* **PROMPT**
Retype all of the listing exactly, passing over any picture you find.

====================

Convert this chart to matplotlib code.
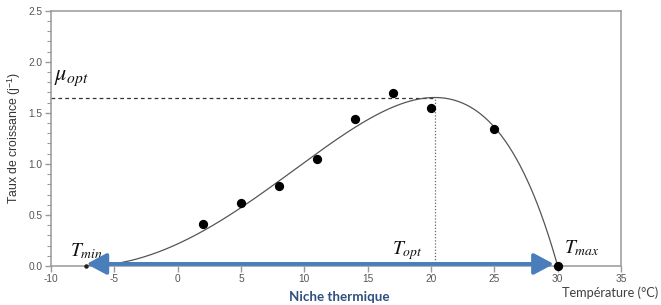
import numpy as np
import matplotlib
matplotlib.use("Agg")
import matplotlib.pyplot as plt
from matplotlib.patches import FancyArrowPatch
from matplotlib.ticker import MultipleLocator

# Observed data
temp_obs = [2, 5, 8, 11, 14, 17, 20, 25, 30]
rate_obs = [0.41, 0.62, 0.78, 1.05, 1.44, 1.69, 1.55, 1.34, 0.0]

# Cardinal parameters of the fitted model
T_min = -7.2
T_opt = 20.3
T_max = 30.0
mu_opt = 1.65

x_ticks = [-10, -5, 0, 5, 10, 15, 20, 25, 30, 35]
y_ticks = [0.0, 0.5, 1.0, 1.5, 2.0, 2.5]


def ctmi(T):
    num = (T - T_max) * (T - T_min) ** 2
    den = (T_opt - T_min) * ((T_opt - T_min) * (T - T_opt)
                             - (T_opt - T_max) * (T_opt + T_min - 2 * T))
    return mu_opt * num / den


plt.rcParams['mathtext.fontset'] = 'stix'

fig = plt.figure(figsize=(6.61, 3.05), dpi=100)
ax = fig.add_axes([51 / 661, 1 - 266 / 305, 570 / 661, (266 - 10.7) / 305])

T = np.linspace(T_min, T_max, 400)
ax.plot(T, ctmi(T), color='#555555', lw=0.9, zorder=2)

# guide lines
ax.plot([-10, T_opt], [mu_opt, mu_opt], color='#333333', lw=0.9,
        ls=(0, (3, 2.5)), zorder=1)
ax.plot([T_opt, T_opt], [0, mu_opt], color='#666666', lw=0.9,
        ls=(0, (1, 1.5)), zorder=1)

ax.scatter(temp_obs, rate_obs, s=32, color='black', zorder=5,
           clip_on=False)
ax.scatter([T_min], [0], s=5, color='#222222', zorder=5, clip_on=False)

# thermal niche arrow
arr = FancyArrowPatch((T_min, 0.02), (T_max - 0.3, 0.02),
                      arrowstyle='<|-|>,head_length=6,head_width=3.2',
                      color='#4A7EBB', lw=2.8, mutation_scale=2,
                      zorder=4, clip_on=False, shrinkA=0, shrinkB=0)
ax.add_patch(arr)

ax.set_xlim(-10, 35)
ax.set_ylim(0, 2.5)
ax.set_xticks(x_ticks)
ax.set_yticks(y_ticks)
ax.set_xticklabels([str(v) for v in x_ticks])
ax.set_yticklabels([f"{v:.1f}" for v in y_ticks])
ax.yaxis.set_minor_locator(MultipleLocator(0.1))

for s in ax.spines.values():
    s.set_color('#999999')
    s.set_linewidth(1.1)

ax.tick_params(axis='both', which='major', direction='out', color='#999999',
               labelcolor='#555555', labelsize=7.3, length=4, width=1,
               pad=2)
ax.tick_params(axis='y', which='minor', direction='out', color='#999999',
               length=3, width=0.8)
for lab in ax.get_xticklabels() + ax.get_yticklabels():
    lab.set_family('Liberation Sans')

ax.set_ylabel('Taux de croissance (j$^{\\mathregular{-1}}$)', fontsize=8.8,
              color='#333333', family='Liberation Sans', labelpad=4)

# annotations
ax.text(-9.75, 1.84, r'$\mu_{opt}$', fontsize=16, color='#111111',
        ha='left', va='center')
ax.text(-8.5, 0.15, r'$T_{min}$', fontsize=14, color='#111111',
        ha='left', va='center')
ax.text(16.9, 0.15, r'$T_{opt}$', fontsize=14, color='#111111',
        ha='left', va='center')
ax.text(30.5, 0.17, r'$T_{max}$', fontsize=14, color='#111111',
        ha='left', va='center')

fig.text(339 / 661, 1 - 297 / 305, 'Niche thermique', fontsize=9.6,
         fontweight='bold', color='#2F4F7F', family='Lato',
         ha='center', va='center')
fig.text(610 / 661, 1 - 293 / 305, 'Température (°C)', fontsize=9.2,
         color='#404040', family='Lato', ha='center', va='center')

fig.savefig('out.png', dpi=100)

====================

* **CORRECT OUTPUT**
Convert this chart to matplotlib code.
import numpy as np
import matplotlib
matplotlib.use("Agg")
import matplotlib.pyplot as plt
from matplotlib.patches import FancyArrowPatch
from matplotlib.ticker import MultipleLocator

# Observed data
temp_obs = [2, 5, 8, 11, 14, 17, 20, 25, 30]
rate_obs = [0.41, 0.62, 0.78, 1.05, 1.44, 1.69, 1.55, 1.34, 0.0]

# Cardinal parameters of the fitted model
T_min = -7.2
T_opt = 20.3
T_max = 30.0
mu_opt = 1.65

x_ticks = [-10, -5, 0, 5, 10, 15, 20, 25, 30, 35]
y_ticks = [0.0, 0.5, 1.0, 1.5, 2.0, 2.5]


def ctmi(T):
    num = (T - T_max) * (T - T_min) ** 2
    den = (T_opt - T_min) * ((T_opt - T_min) * (T - T_opt)
                             - (T_opt - T_max) * (T_opt + T_min - 2 * T))
    return mu_opt * num / den


plt.rcParams['mathtext.fontset'] = 'stix'

fig = plt.figure(figsize=(6.61, 3.05), dpi=100)
ax = fig.add_axes([51 / 661, 1 - 266 / 305, 570 / 661, (266 - 10.7) / 305])

T = np.linspace(T_min, T_max, 400)
ax.plot(T, ctmi(T), color='#555555', lw=0.9, zorder=2)

# guide lines
ax.plot([-10, T_opt], [mu_opt, mu_opt], color='#333333', lw=0.9,
        ls=(0, (3, 2.5)), zorder=1)
ax.plot([T_opt, T_opt], [0, mu_opt], color='#666666', lw=0.9,
        ls=(0, (1, 1.5)), zorder=1)

ax.scatter(temp_obs, rate_obs, s=32, color='black', zorder=5,
           clip_on=False)
ax.scatter([T_min], [0], s=5, color='#222222', zorder=5, clip_on=False)

# thermal niche arrow
arr = FancyArrowPatch((T_min, 0.02), (T_max - 0.3, 0.02),
                      arrowstyle='<|-|>,head_length=6,head_width=3.2',
                      color='#4A7EBB', lw=2.8, mutation_scale=2,
                      zorder=4, clip_on=False, shrinkA=0, shrinkB=0)
ax.add_patch(arr)

ax.set_xlim(-10, 35)
ax.set_ylim(0, 2.5)
ax.set_xticks(x_ticks)
ax.set_yticks(y_ticks)
ax.set_xticklabels([str(v) for v in x_ticks])
ax.set_yticklabels([f"{v:.1f}" for v in y_ticks])
ax.yaxis.set_minor_locator(MultipleLocator(0.1))

for s in ax.spines.values():
    s.set_color('#999999')
    s.set_linewidth(1.1)

ax.tick_params(axis='both', which='major', direction='out', color='#999999',
               labelcolor='#555555', labelsize=7.3, length=4, width=1,
               pad=2)
ax.tick_params(axis='y', which='minor', direction='out', color='#999999',
               length=3, width=0.8)
for lab in ax.get_xticklabels() + ax.get_yticklabels():
    lab.set_family('Liberation Sans')

ax.set_ylabel('Taux de croissance (j$^{\\mathregular{-1}}$)', fontsize=8.8,
              color='#333333', family='Liberation Sans', labelpad=4)

# annotations
ax.text(-9.75, 1.84, r'$\mu_{opt}$', fontsize=16, color='#111111',
        ha='left', va='center')
ax.text(-8.5, 0.15, r'$T_{min}$', fontsize=14, color='#111111',
        ha='left', va='center')
ax.text(16.9, 0.15, r'$T_{opt}$', fontsize=14, color='#111111',
        ha='left', va='center')
ax.text(30.5, 0.17, r'$T_{max}$', fontsize=14, color='#111111',
        ha='left', va='center')

fig.text(339 / 661, 1 - 297 / 305, 'Niche thermique', fontsize=9.6,
         fontweight='bold', color='#2F4F7F', family='Lato',
         ha='center', va='center')
fig.text(610 / 661, 1 - 293 / 305, 'Température (°C)', fontsize=9.2,
         color='#404040', family='Lato', ha='center', va='center')

fig.savefig('out.png', dpi=100)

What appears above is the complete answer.